Develop your own mix of 70:20:10 to find the combination that works for you.

Develop a growth mindset

Carol S. Dweck, the Lewis and Virginia Eaton Professor of Psychology at Stanford University, is noted for her work on the mindset psychological trait. Through her research, Professor Dweck has found that a growth mindset has a big impact on our potential to achieve our goals.

A growth mindset is based on a simple premise: that our abilities and intelligence are not fixed and that our performance is based on hard work and continuous learning.

Having a growth mindset, means continuously challenging yourself and learning from your mistakes. This means not being afraid of making mistakes and being honest with yourself and others when you have made them so that you can learn lessons, correct the mistake and move on. It’ll be visible to your colleagues through your approach to your work, your perseverance in the face of frustration and the effort you put in to get the job done and your objectives met.

In this context it is worth remembering three things:

  • Most successful companies only remain successful by experimenting and evolving. This means that they make mistakes and learn from them. This is part of "business risk appetite" - if you do not evolve, you will ultimately fail - but evolving is not risk free. So businesses understand experiments, learning, risks and mistakes and should not be surprised or afraid if, occasionally, things go wrong for you and/or for your team as part of your learning and evolution. However businesses can be less tolerant if you have conditioned their expectations of what you and your team can do unrealistically or created a lack of empathy for your position through your team's own prior intolerance or attitude over non-negligent mistakes and errors in other parts of the business.
  • Learning is like the practice tightrope in the circus. There has to be a clear focused challenge, a direction, an understandable need for identified skills and enough unique personal endeavour required for the trainee tightrope walker to know that the learning matters. But the safety net needs to be far enough below that it matters not to fall off, but not so far below that it hurts them, their manager, the team or the company. It is rarely wise to get someone to learn new skills (rather than extend existing ones) on a project where failures will matter a lot to the company.
  • It may help to think of the three corners of the "development triangle".  The first corner is your role. This informs the second corner  - the objectives that you must carry out this year to do that role properly. Both your role and your objectives inform the third corner - what training and development needs you have this year in order to perform your role well and to fulfil your specific objectives.
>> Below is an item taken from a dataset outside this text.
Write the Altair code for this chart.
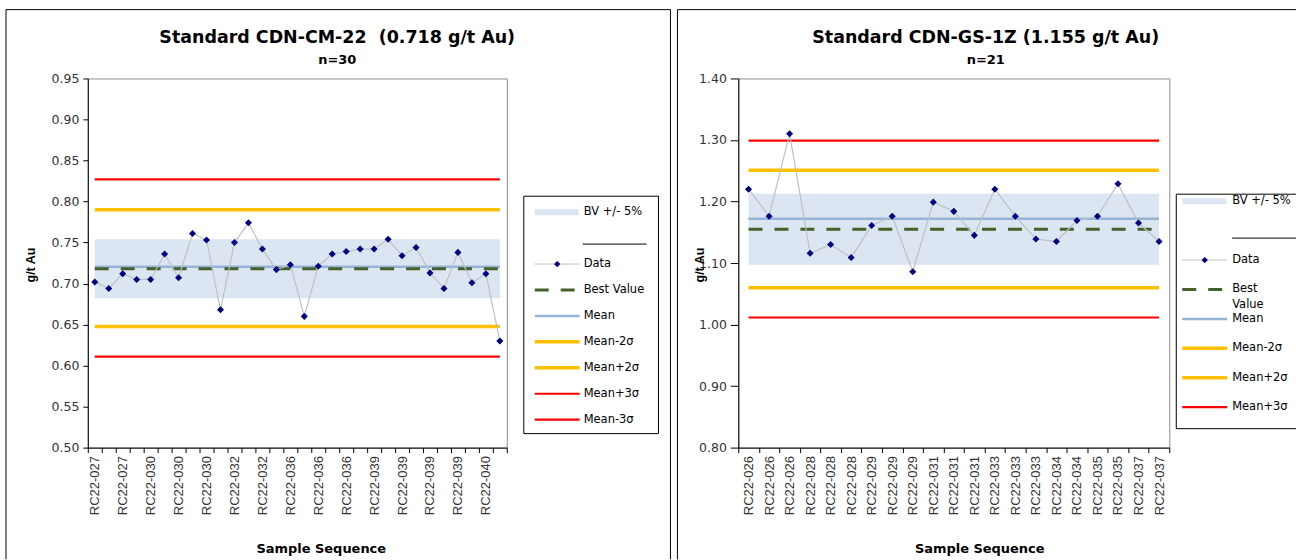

So take control of your career! Work with your boss and with learning and development colleagues in your business to shape and then to help you to deliver and demonstrate SMART success in your personal development plans each year.

Conclusion

The key to realising your full potential begins with your objectives. Factor in your strengths, weaknesses, aspirations and your organisation’s goals when thinking about your personal development. Consider growth objectives alongside SMART objectives to ensure you get long-term benefits from your successes. Also, have regular performance discussions to keep your development on track and develop a growth mindset.